I made major changes like letting go of my religion (even if it costed me many friendships and relationships), I let go of relationships (I was engaged). I said plainly whom I was, boldly, with no regret.
It was at this moment of being truly myself that I became my most powerful, my most happiest. I no longer needed the judgement and permission of others to be truly happy, that was on me, and I was free.
Never settle: Never settle for less than what sets your heart and soul alight. Too many people reach their grave-like deathbeds with the regret of the question “What If”. It certainly is one of the biggest regrets of the dying. We often settle for less because the journey to more isn’t a straight path. We stick to what we know, what we are comfortable with, what is easier – and in the end, when we face the difficult thought of non-existence we wish we behaved differently, we wish we took the plunge when we were younger, we wish we told those whom we love that we loved them without the fear of rejection. We wish so much yet we act so little. Do not settle, go get what your heart and soul yearn for.
Focus on what’s important: No one has ever been on their deathbed wishing they just finished that last client report. We burn ourselves out focused on giving our youth and best years to companies, businesses, career goals, and the pursuit of money – when we reach the end, none of these things ever even seem worthy of thought. In fact, we would often regret not putting away the laptop and enjoying the crying and nagging of our children. As Socrates says: Beware the barrenness of a busy life.
Spend those precious moments with those precious people. Do the things that make you happy, be with those that make you your happiest, be yourself, be free.
I find myself now focusing on having a mission to do a greater good for the world and make those around me happy and to be happy with them rather than focus on the accumulation of money – money is a side-effect.
“Until you have done something for humanity,” wrote the great American educator Horace Mann, “you should be ashamed to die.”
These are the three most important promises I try to live by everyday. The any of those are not as they should be for too long, there is a change that needs to be made. If one lives strictly by these personal promises, there will be few to no regrets at death – death will no longer be feared:
“The fear of death follows from the fear of life. A man who lives fully is prepared to die at any time.”
― Mark Twain
The most sobering realisation is that we are all dying. I knew when that may be, and it was sooner than most, for others they are merely unaware and possibly just doing it slower and differently – but we will all soon die, but we may not all do so having lived. Because you are reading this, you have life still left in you, do you want the rest of your days to continue as it has today, in this very moment, or would you do something now to make it better – start immediately, change, evolve, grow, but most importantly live.
There is a beautiful little note by Charles Bukowski that I used to think of often:
“My dear, Find what you love and let it kill you.
Let it drain you of your all. Let it cling onto your back and weigh you down into eventual nothingness.
Let it kill you and let it devour your remains. For all things will kill you, both slowly and fastly, but it’s much better to be killed by a lover.”
When my time comes, and it will, my dear, I want you to know that I have lived well, I have loved deeply, and I was happy and content. I have no regrets, and my only wish for you is that when your time comes, may you have none too.

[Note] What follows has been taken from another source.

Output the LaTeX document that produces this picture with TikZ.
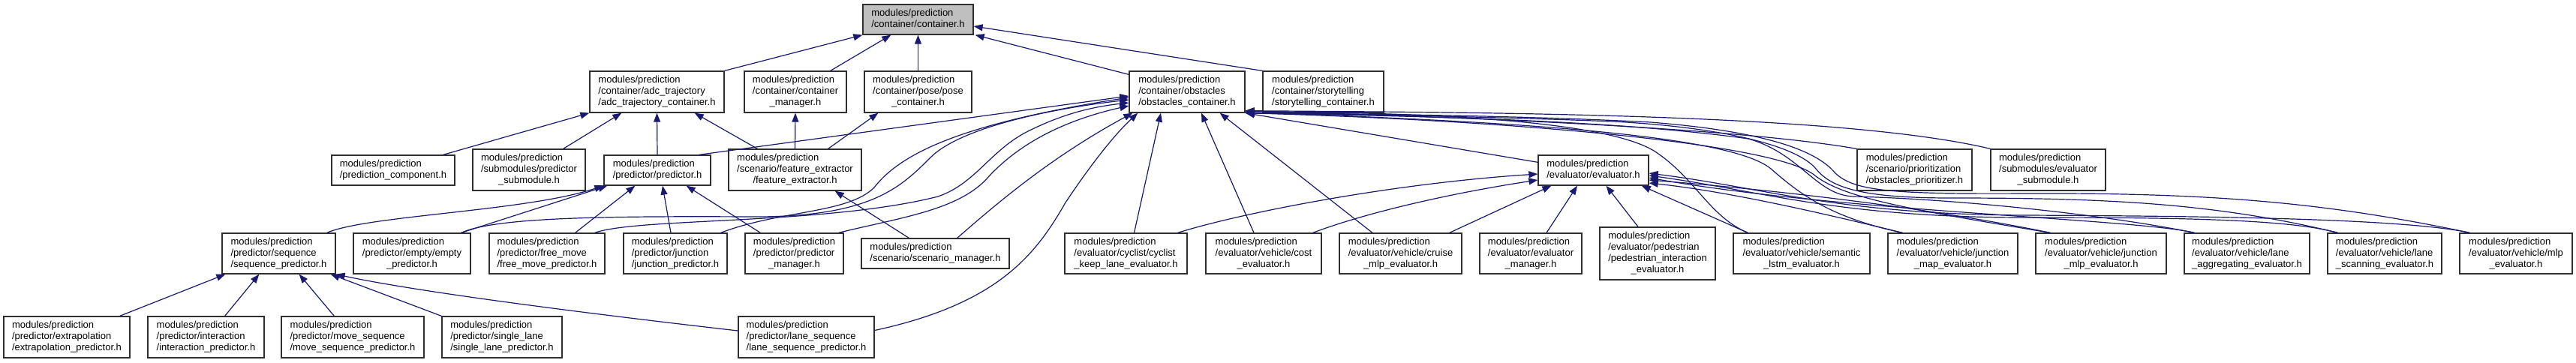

I have often lit the candle on both ends and found that it gave a lovely light.
I hope that this may not be my last writings on this topic and that I may make some amendments, changes, additions or deletions before this is immortalised as my thoughts on this topic. But until then, I would like to end with the words of the late great Christopher Hitchens:
“To the dumb question “Why me?” the cosmos barely bothers to return the reply: why not?”
Memento vivere, Memento mori:
Remember to live, for you shall die.